# Optoma HD65 calibration



## marcosreg

I am the new owner of a new Optoma HD 65. 
Excellent resolution and brightness. As for color, I noticed an excessive red at all inputs, mainly in and HDMI. RGB was easy to correct, but HDMI that has "gain" and "bias" adjustments for each color, I was unable to reach a satisfactory result, which currently leads me to not use the HDMI. 
I adjusted brightness and contrast with the Video Essentials. 
Someone had similar difficulty? 
Any hint of the calibration roadmap? 
Thank you, 
Marcos
:thumbsdown:


----------



## fibreKid

http://www.curtpalme.com/forum/viewtopic.php?t=10457

Welcome the world of tinkering :bigsmile:


----------



## marcosreg

Thank you fibreKid.
My main problem with the HD65 was resolved after I realized that my DVD player had its "color saturation" setting completely out of the normal position, but this seting is very well hidden at the menu and i was dificult to find.
I liked very much the information you sent regarding calibration. I put a color meter at my wish list.
I noticed that you have a Behringer BFD 1124P at your setup. 
Would you please send me some information regarding it's effectiveness?
I am considering using one too, because I have a 18 dB peak at 42 Hz, but I am not sure yet about this acquisition.
Best regards,
Marcos


----------



## rburnett

I have the same projector.

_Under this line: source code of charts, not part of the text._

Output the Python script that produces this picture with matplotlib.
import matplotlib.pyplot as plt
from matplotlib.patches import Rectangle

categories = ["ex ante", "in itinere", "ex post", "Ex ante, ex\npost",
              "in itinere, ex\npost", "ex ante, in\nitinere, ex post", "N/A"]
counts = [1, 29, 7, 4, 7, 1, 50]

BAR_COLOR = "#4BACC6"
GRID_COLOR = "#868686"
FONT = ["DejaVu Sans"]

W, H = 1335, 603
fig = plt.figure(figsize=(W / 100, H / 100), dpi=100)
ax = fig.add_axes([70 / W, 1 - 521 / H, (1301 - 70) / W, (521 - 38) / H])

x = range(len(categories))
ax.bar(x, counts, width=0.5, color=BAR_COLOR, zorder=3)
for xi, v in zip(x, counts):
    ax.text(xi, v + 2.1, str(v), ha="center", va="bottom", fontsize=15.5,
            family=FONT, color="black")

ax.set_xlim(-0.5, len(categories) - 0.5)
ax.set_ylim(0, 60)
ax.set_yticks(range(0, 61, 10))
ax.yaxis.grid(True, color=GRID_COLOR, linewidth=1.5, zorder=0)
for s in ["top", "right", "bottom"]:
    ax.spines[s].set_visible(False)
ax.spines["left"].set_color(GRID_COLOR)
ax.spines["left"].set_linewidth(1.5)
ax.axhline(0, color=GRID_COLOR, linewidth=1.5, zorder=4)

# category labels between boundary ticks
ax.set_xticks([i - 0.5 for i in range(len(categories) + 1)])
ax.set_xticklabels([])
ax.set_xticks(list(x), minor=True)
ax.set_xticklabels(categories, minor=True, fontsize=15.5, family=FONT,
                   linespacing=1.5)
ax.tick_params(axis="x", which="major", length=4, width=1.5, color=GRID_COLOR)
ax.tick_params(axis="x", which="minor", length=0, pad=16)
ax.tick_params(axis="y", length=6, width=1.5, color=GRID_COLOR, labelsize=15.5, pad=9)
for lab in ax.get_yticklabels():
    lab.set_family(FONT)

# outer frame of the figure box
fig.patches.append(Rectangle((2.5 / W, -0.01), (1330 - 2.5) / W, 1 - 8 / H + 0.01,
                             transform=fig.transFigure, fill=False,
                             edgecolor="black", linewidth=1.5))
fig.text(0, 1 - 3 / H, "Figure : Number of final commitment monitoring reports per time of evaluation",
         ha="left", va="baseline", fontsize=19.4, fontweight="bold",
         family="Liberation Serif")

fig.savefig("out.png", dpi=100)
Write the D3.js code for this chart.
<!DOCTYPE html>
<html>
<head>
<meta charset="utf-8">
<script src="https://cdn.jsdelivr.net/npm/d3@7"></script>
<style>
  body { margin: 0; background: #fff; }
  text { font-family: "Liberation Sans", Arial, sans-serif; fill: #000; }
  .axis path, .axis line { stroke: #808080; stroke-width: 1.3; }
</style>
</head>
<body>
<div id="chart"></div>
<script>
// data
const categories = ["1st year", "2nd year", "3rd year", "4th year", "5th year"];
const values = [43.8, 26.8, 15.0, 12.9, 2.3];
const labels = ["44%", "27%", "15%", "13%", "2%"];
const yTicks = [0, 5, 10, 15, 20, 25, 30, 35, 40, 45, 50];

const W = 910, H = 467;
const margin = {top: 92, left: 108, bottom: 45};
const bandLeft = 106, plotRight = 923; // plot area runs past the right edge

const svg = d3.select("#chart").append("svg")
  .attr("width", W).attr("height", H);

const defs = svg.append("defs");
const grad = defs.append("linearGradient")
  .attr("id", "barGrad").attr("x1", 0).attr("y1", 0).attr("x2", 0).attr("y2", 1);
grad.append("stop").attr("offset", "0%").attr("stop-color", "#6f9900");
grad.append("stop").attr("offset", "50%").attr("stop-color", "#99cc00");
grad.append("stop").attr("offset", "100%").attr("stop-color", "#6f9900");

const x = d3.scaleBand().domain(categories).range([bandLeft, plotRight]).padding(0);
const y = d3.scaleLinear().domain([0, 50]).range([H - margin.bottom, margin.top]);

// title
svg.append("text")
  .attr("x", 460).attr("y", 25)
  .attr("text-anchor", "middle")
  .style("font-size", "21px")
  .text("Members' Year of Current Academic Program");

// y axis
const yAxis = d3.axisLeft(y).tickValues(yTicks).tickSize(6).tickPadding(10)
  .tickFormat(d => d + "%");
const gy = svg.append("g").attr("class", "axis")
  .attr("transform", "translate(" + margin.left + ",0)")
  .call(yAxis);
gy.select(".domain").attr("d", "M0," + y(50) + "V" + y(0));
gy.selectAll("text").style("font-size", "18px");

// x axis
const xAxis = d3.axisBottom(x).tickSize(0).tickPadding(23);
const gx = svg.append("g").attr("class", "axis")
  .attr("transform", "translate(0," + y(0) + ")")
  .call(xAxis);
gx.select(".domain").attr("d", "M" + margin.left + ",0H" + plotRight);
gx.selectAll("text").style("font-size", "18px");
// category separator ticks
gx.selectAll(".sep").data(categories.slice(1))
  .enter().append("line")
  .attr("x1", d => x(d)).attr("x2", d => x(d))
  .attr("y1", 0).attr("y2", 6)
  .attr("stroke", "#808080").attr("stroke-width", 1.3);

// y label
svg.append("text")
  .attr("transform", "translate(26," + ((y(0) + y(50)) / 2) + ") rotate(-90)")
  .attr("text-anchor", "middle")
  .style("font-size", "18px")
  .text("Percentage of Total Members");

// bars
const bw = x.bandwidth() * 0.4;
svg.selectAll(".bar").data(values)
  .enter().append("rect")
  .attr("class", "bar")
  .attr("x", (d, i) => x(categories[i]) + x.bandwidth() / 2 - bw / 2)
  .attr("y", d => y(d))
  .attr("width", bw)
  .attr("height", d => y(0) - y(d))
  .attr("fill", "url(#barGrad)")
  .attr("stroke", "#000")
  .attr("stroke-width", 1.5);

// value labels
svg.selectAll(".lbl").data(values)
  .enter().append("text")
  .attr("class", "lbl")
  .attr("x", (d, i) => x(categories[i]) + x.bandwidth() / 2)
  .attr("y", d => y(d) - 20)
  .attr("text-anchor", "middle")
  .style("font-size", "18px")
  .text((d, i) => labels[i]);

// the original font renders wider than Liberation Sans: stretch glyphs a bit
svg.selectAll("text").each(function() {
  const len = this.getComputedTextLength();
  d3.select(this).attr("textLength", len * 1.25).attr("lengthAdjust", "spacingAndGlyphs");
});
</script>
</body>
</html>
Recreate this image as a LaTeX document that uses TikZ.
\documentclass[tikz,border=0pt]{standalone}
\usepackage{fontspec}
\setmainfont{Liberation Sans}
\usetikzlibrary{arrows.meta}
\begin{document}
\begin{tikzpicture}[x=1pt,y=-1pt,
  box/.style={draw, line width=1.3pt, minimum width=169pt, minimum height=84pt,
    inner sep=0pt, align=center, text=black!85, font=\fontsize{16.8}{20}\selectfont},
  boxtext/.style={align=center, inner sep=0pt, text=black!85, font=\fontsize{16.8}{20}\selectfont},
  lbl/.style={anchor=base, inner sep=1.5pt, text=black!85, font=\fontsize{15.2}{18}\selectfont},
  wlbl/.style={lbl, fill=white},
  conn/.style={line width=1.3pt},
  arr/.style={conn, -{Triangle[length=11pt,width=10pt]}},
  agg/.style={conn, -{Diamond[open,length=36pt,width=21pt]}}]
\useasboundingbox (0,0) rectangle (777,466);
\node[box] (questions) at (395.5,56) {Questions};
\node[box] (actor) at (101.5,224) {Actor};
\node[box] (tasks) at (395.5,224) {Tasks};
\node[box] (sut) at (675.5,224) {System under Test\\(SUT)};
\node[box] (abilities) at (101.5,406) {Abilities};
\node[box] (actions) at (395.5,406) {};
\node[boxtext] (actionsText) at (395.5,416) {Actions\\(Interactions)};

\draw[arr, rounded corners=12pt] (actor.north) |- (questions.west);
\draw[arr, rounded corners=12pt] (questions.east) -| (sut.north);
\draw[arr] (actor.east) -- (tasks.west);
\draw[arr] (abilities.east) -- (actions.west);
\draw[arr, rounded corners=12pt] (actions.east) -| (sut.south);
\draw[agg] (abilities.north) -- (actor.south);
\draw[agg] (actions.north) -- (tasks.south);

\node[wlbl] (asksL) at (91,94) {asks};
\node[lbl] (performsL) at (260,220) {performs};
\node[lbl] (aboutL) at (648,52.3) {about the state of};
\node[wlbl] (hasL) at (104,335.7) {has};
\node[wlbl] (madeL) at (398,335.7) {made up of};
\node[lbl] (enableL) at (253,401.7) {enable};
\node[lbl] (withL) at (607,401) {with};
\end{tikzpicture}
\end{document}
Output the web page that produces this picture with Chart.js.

I don't have a light meter or any fancy equipment, but I did find the following calibration settings on projector reviews. I can't post the link, but here's his settings copied below. I use the UserMode and I think it looks great. I'm using a gray screen.

UserMode 

Contrast = -4 
Brightness = 2 
Gain R = 5 
G = 0 
B = 2 
Bias R = -3 
G = 0 
B = 0


----------



## lcaillo

Gain adjusts the bright areas while Bias adjusts the dark areas or the whole range.


----------